--- START Data provided ---

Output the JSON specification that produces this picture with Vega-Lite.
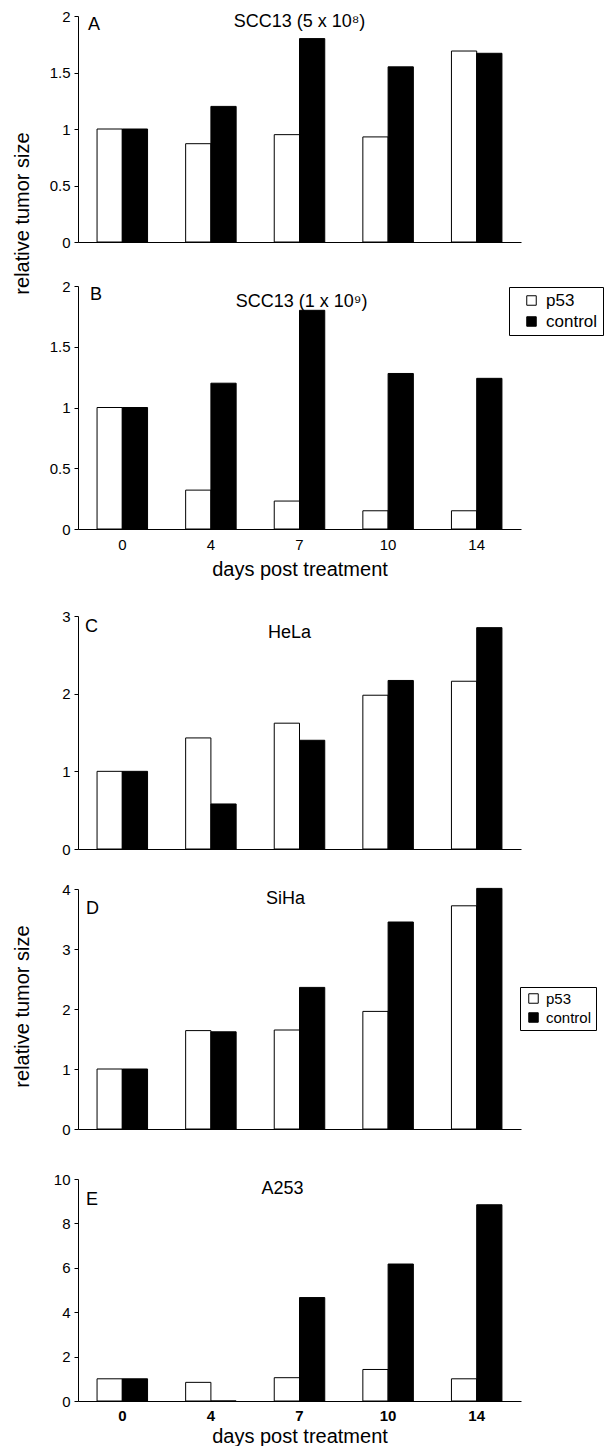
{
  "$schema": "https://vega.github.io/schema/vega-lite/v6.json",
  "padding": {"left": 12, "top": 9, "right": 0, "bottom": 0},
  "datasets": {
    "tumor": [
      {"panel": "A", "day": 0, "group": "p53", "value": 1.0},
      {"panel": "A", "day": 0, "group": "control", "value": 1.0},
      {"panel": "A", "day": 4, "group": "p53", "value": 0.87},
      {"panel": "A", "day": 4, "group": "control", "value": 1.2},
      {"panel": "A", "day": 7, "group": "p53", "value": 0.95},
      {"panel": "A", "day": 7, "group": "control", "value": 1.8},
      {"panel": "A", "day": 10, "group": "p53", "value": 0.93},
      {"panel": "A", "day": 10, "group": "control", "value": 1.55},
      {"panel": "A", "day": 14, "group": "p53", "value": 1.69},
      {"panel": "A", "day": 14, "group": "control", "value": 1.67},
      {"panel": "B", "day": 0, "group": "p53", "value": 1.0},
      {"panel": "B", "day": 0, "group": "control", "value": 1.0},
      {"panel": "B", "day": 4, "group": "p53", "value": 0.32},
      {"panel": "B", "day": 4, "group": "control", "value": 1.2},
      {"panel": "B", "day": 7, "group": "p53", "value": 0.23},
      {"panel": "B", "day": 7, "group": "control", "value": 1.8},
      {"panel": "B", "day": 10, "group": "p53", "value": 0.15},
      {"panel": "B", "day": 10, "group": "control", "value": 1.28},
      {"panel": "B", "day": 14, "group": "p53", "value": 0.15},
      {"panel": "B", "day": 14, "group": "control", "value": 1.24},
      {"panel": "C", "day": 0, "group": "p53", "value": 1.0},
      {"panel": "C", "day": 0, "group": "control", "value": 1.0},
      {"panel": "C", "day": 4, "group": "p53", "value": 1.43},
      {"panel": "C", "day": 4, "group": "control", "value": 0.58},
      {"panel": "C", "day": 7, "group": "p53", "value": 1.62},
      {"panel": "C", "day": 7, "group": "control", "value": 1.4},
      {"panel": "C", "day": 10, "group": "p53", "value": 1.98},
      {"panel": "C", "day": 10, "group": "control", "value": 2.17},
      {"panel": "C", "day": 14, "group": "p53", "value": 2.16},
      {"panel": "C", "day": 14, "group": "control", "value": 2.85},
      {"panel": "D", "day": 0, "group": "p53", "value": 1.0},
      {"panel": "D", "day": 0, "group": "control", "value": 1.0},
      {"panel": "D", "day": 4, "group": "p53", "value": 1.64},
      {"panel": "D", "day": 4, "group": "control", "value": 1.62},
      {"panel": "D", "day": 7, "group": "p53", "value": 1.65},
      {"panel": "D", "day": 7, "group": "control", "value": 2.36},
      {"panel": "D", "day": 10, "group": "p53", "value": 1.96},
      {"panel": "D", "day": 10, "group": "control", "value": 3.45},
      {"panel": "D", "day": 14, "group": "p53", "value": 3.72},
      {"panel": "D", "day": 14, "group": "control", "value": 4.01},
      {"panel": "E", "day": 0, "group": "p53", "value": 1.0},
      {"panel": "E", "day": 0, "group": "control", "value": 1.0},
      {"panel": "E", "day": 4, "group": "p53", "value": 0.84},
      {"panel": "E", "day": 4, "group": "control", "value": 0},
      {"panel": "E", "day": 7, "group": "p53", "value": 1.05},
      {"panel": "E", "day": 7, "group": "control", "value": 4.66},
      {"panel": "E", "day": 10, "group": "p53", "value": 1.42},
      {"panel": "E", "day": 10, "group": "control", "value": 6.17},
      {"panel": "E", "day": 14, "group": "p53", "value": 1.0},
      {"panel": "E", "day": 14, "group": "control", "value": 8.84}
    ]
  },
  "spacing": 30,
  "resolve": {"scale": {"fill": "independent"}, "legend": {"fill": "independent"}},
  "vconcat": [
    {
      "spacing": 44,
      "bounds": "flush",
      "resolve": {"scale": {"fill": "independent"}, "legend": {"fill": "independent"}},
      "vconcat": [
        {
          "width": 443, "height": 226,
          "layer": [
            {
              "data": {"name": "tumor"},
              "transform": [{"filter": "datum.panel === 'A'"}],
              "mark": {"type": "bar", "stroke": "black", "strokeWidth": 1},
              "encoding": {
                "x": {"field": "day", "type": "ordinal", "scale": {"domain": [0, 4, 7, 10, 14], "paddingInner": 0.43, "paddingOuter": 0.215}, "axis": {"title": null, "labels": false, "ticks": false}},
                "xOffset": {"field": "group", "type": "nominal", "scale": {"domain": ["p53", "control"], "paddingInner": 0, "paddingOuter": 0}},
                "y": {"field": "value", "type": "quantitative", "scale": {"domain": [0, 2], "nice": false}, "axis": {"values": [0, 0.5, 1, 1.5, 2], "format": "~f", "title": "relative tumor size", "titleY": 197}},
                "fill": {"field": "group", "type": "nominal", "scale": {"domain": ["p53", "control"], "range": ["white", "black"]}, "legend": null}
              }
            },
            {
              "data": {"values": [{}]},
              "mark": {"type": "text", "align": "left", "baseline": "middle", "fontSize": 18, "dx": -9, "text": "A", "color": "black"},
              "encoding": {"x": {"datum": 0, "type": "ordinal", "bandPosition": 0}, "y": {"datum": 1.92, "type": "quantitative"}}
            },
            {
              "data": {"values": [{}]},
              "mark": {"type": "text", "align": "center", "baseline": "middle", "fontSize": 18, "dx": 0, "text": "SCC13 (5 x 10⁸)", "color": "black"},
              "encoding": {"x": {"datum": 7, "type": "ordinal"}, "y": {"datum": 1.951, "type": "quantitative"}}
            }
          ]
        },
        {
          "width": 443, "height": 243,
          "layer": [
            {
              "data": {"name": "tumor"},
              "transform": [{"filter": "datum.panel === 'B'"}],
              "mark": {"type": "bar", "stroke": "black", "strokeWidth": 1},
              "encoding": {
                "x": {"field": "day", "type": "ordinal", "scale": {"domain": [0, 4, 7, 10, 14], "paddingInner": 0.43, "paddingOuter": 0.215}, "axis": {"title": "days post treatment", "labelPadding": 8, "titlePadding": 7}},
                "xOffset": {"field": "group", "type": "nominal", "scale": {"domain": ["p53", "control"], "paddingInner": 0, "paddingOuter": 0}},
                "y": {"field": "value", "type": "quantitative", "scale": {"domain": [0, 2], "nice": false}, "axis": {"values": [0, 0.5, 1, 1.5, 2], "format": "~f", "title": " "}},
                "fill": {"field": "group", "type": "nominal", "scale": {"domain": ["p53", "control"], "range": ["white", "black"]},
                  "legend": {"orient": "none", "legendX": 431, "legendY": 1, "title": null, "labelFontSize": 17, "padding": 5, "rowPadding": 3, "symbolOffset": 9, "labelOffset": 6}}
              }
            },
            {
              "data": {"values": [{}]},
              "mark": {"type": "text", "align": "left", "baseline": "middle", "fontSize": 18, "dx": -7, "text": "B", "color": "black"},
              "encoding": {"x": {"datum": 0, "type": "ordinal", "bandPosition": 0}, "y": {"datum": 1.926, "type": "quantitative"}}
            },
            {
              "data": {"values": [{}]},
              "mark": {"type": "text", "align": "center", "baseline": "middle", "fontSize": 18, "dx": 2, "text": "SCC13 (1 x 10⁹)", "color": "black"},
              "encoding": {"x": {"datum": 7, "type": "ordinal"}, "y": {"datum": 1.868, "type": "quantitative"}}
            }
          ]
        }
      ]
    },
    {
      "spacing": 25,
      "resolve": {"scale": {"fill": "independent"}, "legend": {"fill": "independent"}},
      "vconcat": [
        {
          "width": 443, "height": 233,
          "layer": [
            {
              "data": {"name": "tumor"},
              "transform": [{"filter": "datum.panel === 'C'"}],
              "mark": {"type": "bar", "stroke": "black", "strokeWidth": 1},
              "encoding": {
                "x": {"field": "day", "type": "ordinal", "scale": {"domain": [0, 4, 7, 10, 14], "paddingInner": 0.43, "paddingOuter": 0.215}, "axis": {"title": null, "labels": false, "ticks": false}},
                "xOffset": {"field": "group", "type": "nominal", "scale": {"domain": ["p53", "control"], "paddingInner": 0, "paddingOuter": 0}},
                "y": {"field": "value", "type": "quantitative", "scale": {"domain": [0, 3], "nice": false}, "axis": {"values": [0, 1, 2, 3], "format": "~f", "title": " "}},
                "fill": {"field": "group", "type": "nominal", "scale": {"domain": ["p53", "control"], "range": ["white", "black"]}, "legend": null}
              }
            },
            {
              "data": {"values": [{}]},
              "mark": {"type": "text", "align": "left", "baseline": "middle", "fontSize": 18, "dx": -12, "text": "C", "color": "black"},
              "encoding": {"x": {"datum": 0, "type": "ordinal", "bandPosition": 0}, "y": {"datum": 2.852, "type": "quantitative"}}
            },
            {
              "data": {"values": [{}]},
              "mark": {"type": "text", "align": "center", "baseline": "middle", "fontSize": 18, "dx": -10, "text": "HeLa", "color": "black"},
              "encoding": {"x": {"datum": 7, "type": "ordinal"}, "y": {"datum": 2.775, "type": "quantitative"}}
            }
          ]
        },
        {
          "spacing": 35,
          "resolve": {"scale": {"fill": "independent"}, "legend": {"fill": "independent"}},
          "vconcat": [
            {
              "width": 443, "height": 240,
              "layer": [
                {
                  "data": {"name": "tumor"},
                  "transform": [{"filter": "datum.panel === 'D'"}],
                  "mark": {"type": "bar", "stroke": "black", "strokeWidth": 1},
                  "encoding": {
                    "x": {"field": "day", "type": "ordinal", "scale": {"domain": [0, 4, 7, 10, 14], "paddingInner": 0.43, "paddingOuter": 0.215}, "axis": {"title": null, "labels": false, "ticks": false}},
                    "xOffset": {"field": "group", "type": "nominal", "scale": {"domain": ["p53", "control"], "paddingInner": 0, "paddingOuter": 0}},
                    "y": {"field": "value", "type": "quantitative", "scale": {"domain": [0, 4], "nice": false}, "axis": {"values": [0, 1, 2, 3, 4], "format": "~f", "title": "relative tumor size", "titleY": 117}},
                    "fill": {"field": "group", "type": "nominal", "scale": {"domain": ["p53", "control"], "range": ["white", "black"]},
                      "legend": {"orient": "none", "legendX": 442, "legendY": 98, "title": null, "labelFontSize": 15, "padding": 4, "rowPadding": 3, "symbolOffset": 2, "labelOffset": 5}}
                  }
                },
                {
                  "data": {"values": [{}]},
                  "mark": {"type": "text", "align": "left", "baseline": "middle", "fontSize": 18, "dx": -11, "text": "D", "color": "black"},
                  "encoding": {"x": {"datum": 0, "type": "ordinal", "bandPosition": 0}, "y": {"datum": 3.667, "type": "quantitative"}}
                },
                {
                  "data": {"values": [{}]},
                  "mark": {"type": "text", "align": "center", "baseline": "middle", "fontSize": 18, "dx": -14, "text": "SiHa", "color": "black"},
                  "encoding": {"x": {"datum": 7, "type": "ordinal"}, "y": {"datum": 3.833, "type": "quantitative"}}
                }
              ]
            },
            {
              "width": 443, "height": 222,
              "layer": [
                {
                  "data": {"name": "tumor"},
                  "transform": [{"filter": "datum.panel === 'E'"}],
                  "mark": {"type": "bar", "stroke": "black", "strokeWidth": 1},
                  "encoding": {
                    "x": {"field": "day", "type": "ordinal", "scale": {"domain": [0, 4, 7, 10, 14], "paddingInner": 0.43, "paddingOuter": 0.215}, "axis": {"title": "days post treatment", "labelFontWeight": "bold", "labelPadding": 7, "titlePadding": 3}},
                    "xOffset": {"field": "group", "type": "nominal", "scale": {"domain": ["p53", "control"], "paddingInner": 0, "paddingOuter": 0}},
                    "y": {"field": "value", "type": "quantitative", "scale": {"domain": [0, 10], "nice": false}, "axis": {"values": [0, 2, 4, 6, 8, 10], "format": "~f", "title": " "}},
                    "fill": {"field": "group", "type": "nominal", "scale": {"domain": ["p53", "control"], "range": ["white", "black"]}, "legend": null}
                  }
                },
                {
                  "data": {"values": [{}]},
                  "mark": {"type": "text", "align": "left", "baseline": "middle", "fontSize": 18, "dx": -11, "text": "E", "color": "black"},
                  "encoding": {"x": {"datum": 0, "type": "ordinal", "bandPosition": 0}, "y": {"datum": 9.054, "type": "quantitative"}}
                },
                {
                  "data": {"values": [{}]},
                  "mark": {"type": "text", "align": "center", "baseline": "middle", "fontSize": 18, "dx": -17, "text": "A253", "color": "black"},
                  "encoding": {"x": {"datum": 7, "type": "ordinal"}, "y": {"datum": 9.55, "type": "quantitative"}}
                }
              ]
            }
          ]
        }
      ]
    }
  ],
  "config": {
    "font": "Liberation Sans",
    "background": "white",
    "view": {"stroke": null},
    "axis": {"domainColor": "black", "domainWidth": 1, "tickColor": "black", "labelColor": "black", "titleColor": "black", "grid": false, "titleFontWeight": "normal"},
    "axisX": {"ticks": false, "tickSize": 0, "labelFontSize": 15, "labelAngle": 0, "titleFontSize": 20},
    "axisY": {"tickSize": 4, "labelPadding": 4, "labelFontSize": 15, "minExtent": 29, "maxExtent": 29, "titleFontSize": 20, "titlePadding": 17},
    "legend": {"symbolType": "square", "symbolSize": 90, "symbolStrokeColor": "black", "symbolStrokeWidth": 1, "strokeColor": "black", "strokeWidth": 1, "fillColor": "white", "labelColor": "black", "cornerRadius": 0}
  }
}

--- END Data provided ---
--- START Data provided ---

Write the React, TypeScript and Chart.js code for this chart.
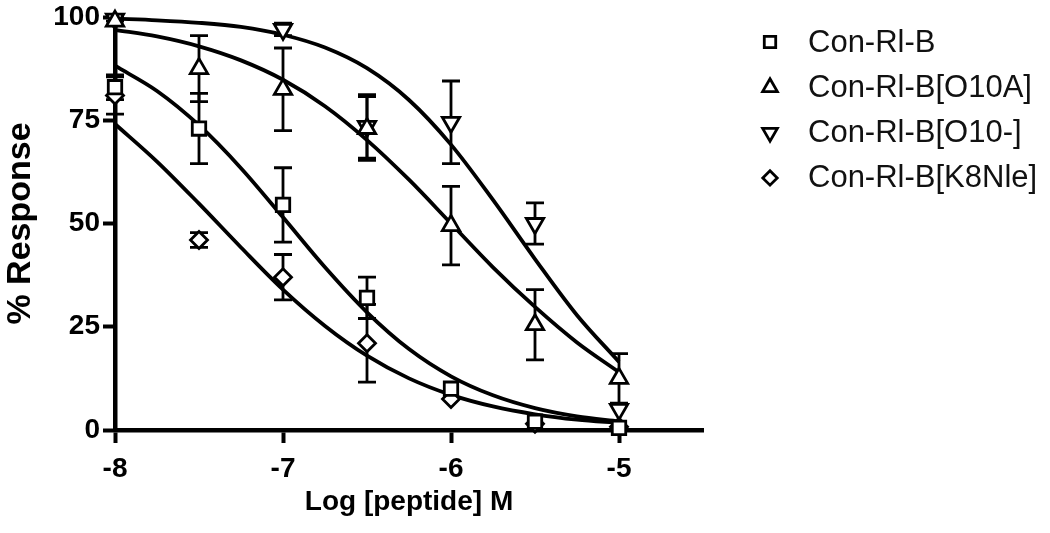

--- END Data provided ---
--- START Data provided ---

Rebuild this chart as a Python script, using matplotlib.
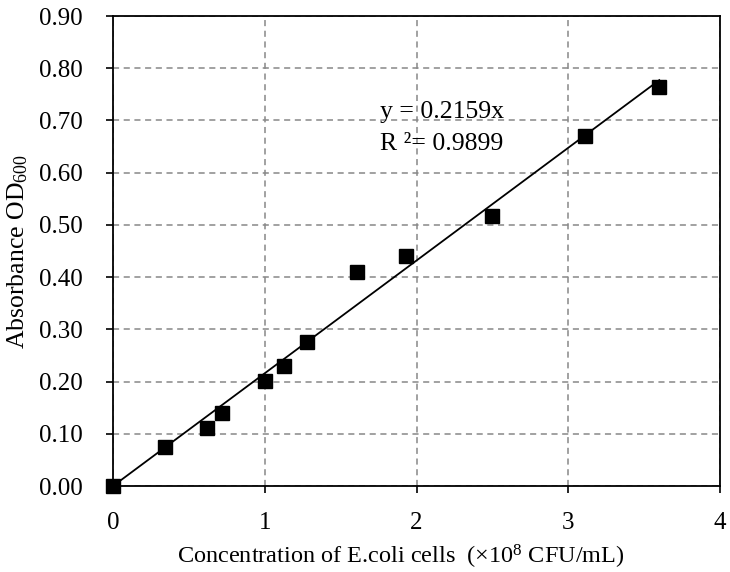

--- END Data provided ---

#### Short problem
Check all the records above and select each line where the string "this" is found.

#### Output below
Output the JSON specification that produces this picture with Vega-Lite.
Write the React, TypeScript and Chart.js code for this chart.
Rebuild this chart as a Python script, using matplotlib.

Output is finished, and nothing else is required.